### Raw data
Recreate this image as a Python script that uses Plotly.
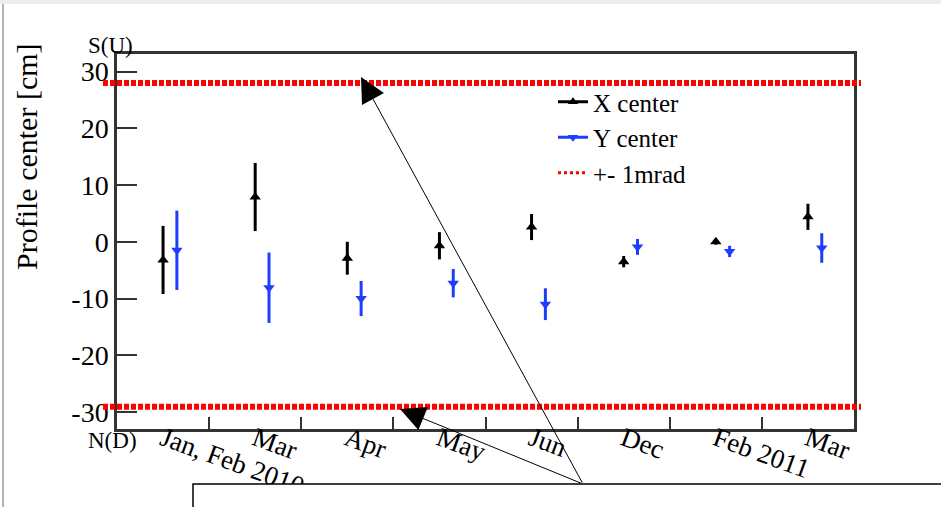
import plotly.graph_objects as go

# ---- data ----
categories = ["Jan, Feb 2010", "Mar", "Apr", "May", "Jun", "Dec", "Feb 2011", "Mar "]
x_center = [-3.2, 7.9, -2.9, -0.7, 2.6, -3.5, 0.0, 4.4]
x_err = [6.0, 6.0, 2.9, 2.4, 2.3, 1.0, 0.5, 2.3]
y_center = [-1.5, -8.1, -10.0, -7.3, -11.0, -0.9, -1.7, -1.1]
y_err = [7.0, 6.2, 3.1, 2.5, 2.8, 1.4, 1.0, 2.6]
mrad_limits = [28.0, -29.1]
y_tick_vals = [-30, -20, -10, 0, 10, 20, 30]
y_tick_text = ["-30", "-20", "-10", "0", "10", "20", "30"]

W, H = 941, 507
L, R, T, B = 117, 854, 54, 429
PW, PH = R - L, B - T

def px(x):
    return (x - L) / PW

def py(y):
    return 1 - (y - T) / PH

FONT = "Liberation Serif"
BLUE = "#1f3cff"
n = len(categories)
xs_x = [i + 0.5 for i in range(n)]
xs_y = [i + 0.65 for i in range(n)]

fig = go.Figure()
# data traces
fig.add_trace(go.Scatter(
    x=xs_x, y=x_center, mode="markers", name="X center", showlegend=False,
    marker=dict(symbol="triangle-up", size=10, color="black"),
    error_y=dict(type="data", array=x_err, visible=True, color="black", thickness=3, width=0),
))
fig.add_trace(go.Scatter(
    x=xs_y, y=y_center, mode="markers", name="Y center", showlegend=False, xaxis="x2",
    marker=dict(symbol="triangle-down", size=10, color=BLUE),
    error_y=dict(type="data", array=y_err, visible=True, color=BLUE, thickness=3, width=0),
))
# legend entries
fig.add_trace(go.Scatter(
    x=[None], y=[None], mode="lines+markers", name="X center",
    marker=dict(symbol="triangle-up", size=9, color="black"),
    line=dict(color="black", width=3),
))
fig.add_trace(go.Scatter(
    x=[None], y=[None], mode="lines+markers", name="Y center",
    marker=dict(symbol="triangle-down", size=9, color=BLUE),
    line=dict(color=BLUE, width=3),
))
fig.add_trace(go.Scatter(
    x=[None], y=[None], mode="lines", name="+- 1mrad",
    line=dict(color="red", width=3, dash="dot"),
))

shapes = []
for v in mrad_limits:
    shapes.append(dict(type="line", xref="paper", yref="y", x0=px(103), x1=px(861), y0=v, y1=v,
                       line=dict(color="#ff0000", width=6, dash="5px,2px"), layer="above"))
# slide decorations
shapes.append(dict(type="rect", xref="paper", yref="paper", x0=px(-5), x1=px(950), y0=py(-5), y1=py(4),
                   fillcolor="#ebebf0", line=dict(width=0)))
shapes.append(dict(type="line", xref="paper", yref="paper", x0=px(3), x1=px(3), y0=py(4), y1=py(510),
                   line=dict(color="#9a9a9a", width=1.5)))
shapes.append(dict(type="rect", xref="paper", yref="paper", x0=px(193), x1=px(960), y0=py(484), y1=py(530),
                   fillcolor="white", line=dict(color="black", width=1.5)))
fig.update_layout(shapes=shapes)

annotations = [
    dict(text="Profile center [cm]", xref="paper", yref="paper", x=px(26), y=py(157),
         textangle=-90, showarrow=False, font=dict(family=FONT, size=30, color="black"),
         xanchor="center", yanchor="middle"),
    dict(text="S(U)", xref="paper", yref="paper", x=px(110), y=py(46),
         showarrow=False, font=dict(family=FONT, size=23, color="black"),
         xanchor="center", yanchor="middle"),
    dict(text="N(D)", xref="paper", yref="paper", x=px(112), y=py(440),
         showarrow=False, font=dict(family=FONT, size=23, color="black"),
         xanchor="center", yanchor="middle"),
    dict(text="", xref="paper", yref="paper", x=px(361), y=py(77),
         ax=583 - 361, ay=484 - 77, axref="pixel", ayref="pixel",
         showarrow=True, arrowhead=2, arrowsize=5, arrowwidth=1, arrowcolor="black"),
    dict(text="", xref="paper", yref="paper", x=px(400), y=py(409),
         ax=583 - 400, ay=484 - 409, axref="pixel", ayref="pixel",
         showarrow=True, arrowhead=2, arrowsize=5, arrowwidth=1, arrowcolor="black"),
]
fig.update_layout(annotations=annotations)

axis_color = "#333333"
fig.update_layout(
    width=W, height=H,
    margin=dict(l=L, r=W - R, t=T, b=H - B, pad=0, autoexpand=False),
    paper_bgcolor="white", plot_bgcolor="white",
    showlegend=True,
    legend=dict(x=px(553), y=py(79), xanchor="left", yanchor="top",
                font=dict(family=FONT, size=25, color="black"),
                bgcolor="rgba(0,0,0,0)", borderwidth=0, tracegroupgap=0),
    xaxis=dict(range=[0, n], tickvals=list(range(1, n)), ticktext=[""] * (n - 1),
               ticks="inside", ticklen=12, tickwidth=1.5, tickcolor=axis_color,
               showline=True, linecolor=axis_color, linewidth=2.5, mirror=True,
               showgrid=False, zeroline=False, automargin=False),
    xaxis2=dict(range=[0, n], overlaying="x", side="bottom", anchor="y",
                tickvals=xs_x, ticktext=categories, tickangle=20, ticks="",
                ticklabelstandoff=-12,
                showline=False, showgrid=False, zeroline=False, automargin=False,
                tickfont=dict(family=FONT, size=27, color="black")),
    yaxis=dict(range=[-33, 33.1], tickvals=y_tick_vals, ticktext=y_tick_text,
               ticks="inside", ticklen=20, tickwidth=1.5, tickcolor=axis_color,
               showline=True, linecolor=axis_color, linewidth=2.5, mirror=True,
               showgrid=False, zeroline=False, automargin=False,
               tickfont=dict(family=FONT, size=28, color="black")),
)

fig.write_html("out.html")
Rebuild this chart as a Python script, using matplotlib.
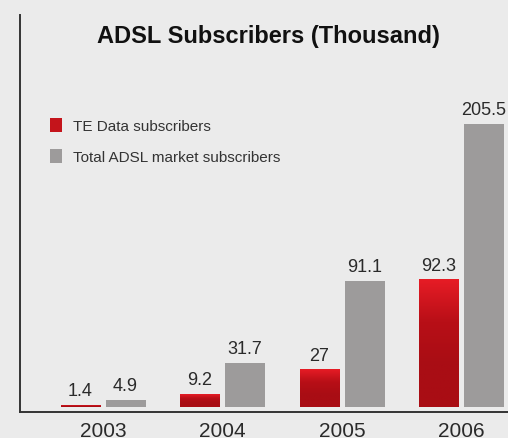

### Task objective
From the first line above down to the line with "return (x - L) / PW", reproduce every line and no others, omitting pictures.

### Answer to this exercise
Recreate this image as a Python script that uses Plotly.
import plotly.graph_objects as go

# ---- data ----
categories = ["Jan, Feb 2010", "Mar", "Apr", "May", "Jun", "Dec", "Feb 2011", "Mar "]
x_center = [-3.2, 7.9, -2.9, -0.7, 2.6, -3.5, 0.0, 4.4]
x_err = [6.0, 6.0, 2.9, 2.4, 2.3, 1.0, 0.5, 2.3]
y_center = [-1.5, -8.1, -10.0, -7.3, -11.0, -0.9, -1.7, -1.1]
y_err = [7.0, 6.2, 3.1, 2.5, 2.8, 1.4, 1.0, 2.6]
mrad_limits = [28.0, -29.1]
y_tick_vals = [-30, -20, -10, 0, 10, 20, 30]
y_tick_text = ["-30", "-20", "-10", "0", "10", "20", "30"]

W, H = 941, 507
L, R, T, B = 117, 854, 54, 429
PW, PH = R - L, B - T

def px(x):
    return (x - L) / PW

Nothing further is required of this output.